Munster botched an attacking lineout but when Neville brought the attention of referee Chris Busby to Baird blatantly obstructing Carbery, the latter made it a two-score game.
Leinster did break out brilliantly with a counter from deep after Kilcoyne’s poor pass to Scannell. Lowe released hooker Sheahan on the left wing and true to type he showed the speed of a winger and then the skills of one too with a pass inside to O’Sullivan who linked with Larmour at full tilt but Ed Byrne stepped back into traffic and the chance went.
Game over and the Munster pack had the satisfaction of earning a penalty try when their cleverly set-up maul was hauled down, the debutant Leinster scrum-half O’Sullivan also being binned.
Munster’s day, emphatically enough in the end.
Scoring sequence: 5 mins Murray try, Carbery con 0-7; 9 mins Hawkshaw pen 3-7; 37 mins Carbery pen 3-10; (half-time 3-10); 53 mins Carbery pen 3-13; 62 mins Murray try, Carbery con 3-20; 72 mins penalty try 3-27.
Leinster: Jordan Larmour; Dave Kearney, Garry Ringrose (capt), Rory O’Loughlin, James Lowe; Harry Byrne, Hugh O’Sullivan; Ed Byrne, Dan Sheehan, Andrew Porter; Ross Molony, Ryan Baird; Josh Murphy, Scott Penny, Caelan Doris.
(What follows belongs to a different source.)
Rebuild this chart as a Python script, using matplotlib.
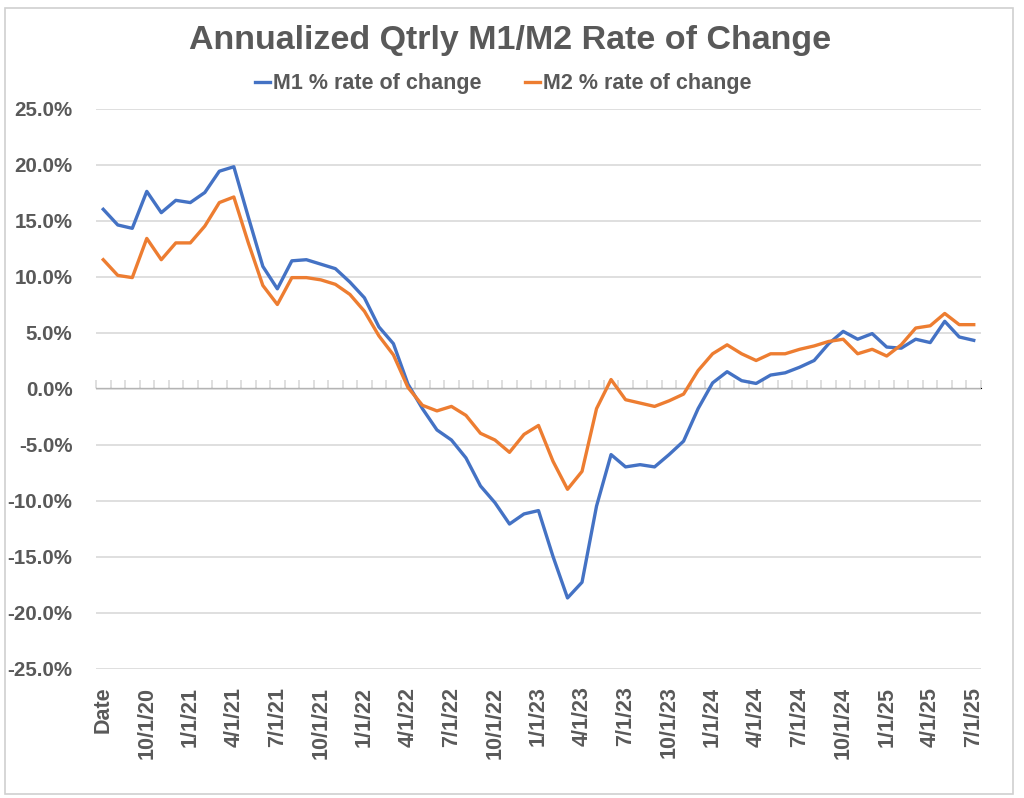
import matplotlib
matplotlib.use("Agg")
import matplotlib.pyplot as plt
from matplotlib.ticker import FuncFormatter, FixedLocator, NullFormatter
from matplotlib.patches import Rectangle
from matplotlib.lines import Line2D

# ---- data ----
months = []
for y in range(20, 26):
    for m in range(1, 13):
        if (y == 20 and m < 8) or (y == 25 and m > 7):
            continue
        months.append(f"{m}/1/{y}")
categories = ["Date"] + months

m1_pct = [16.0, 14.6, 14.3, 17.6, 15.7, 16.8, 16.6, 17.5, 19.4, 19.8,
          15.3, 10.9, 8.9, 11.4, 11.5, 11.1, 10.7, 9.5, 8.1, 5.5,
          4.0, 0.4, -1.8, -3.7, -4.6, -6.2, -8.7, -10.2, -12.1, -11.2,
          -10.9, -15.0, -18.7, -17.3, -10.5, -5.9, -7.0, -6.8, -7.0, -5.9,
          -4.7, -1.8, 0.5, 1.5, 0.7, 0.45, 1.2, 1.4, 1.9, 2.5,
          4.0, 5.1, 4.4, 4.9, 3.7, 3.6, 4.4, 4.1, 6.0, 4.6, 4.3]
m2_pct = [11.5, 10.1, 9.9, 13.4, 11.5, 13.0, 13.0, 14.5, 16.6, 17.1,
          13.0, 9.2, 7.5, 9.9, 9.9, 9.7, 9.3, 8.4, 6.9, 4.7,
          3.0, 0.1, -1.5, -2.0, -1.6, -2.4, -4.0, -4.6, -5.7, -4.1,
          -3.3, -6.5, -9.0, -7.4, -1.8, 0.8, -1.0, -1.3, -1.6, -1.1,
          -0.5, 1.6, 3.1, 3.9, 3.1, 2.5, 3.1, 3.1, 3.5, 3.8,
          4.2, 4.4, 3.1, 3.5, 2.9, 3.9, 5.4, 5.6, 6.7, 5.7, 5.7]
series_names = ["M1 % rate of change", "M2 % rate of change"]
title = "Annualized Qtrly M1/M2 Rate of Change"
y_ticks = [25, 20, 15, 10, 5, 0, -5, -10, -15, -20, -25]

# ---- style ----
FONT = ["Liberation Sans", "DejaVu Sans"]
TXT = "#595959"
GRID = "#d9d9d9"
C1 = "#4472C4"
C2 = "#ED7D31"
plt.rcParams["font.family"] = FONT

fig = plt.figure(figsize=(10.24, 7.98), dpi=100)
fig.patch.set_facecolor("white")
# chart border
fig.patches.append(Rectangle((5/1024, 1-794/798), 1008/1024, 786/798,
                             transform=fig.transFigure, fill=False,
                             edgecolor="#d0d0d0", lw=1.2))

ax = fig.add_axes([96/1024, 1-668.5/798, 885/1024, 560/798])
x = list(range(len(categories)))
ax.plot(x, m1_pct, color=C1, lw=2.4, solid_joinstyle="round", zorder=3)
ax.plot(x, m2_pct, color=C2, lw=2.4, solid_joinstyle="round", zorder=3)

ax.set_xlim(-0.5, len(categories) - 0.5)
ax.set_ylim(-25, 25)
ax.set_yticks(y_ticks)
ax.yaxis.set_major_formatter(FuncFormatter(lambda v, p: f"{v:.1f}%"))
ax.grid(axis="y", color=GRID, lw=1.2, zorder=0)
for s in ax.spines.values():
    s.set_visible(False)

tick_idx = list(range(0, len(categories), 3))
ax.set_xticks(tick_idx)
ax.set_xticklabels([categories[i] for i in tick_idx], rotation=90,
                   va="top", ha="center")
ax.tick_params(axis="x", length=0, pad=13, labelsize=15.5, labelcolor=TXT)
ax.tick_params(axis="y", length=0, pad=17, labelsize=14.8, labelcolor=TXT)
for lab in ax.get_xticklabels() + ax.get_yticklabels():
    lab.set_fontweight("bold")

# zero axis with category boundary ticks
sec = ax.secondary_xaxis(0.5)
sec.xaxis.set_major_locator(FixedLocator([i - 0.5 for i in range(len(categories) + 1)]))
sec.xaxis.set_major_formatter(NullFormatter())
sec.tick_params(axis="x", direction="out", length=6, width=1.2, color=GRID)
sec.spines["bottom"].set_color(GRID)
sec.spines["bottom"].set_linewidth(1.2)

fig.text(510/1024, 1-40/798, title, ha="center", va="center",
         fontsize=24.5, fontweight="bold", color=TXT)

handles = [Line2D([0], [0], color=C1, lw=2.4), Line2D([0], [0], color=C2, lw=2.4)]
leg = fig.legend(handles, series_names, loc="center", ncol=2,
                 bbox_to_anchor=(503/1024, 1-84/798), frameon=False,
                 handlelength=0.7, handletextpad=0.15, columnspacing=2.0,
                 prop={"size": 15.5, "weight": "bold"})
for t in leg.get_texts():
    t.set_color(TXT)

fig.savefig("out.png", dpi=100, facecolor="white")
Replacements: David Hawkshaw for H Byrne (6 mins), Seán Cronin for Sheahan, Peter Dooley for E Byrne, Michael Bent for Porter (all 58 mins), Scott Fardy for Ryan (61 mins), Tommy O’Brien for Ringrose (59 mins), Cormac Foley for O’Sullivan (67 mins), Martin Moloney for Baird (73 mins). Sinbinned – Foley (72 mins)
Munster: Mike Haley; Keith Earls, Chris Farrell, Damian de Allende, Shane Daly; Joey Carbery, Conor Murray; Dave Kilcoyne, Niall Scannell, Stephen Archer; Jean Kleyn, Tadhg Beirne; Peter O’Mahony (capt), Jack O’Donoghue, CJ Stander. Replacements: Keynan Knox for O’Donoghue (42-44 and 67 mins), Fineen Wycherley for Kleyn, Gavin Coombes for O’Donoghue (both 56 mins), Jeremy Loughman for Kilcoyne (59 mins), Craig Casey for Murray (63 mins), Calvin Nash for Earls (64 mins), Ben Healy for Carbery (68 mins), Diarmuid Barron for Scannell (73 mins). Sinbinned – Archer (34-44 mins).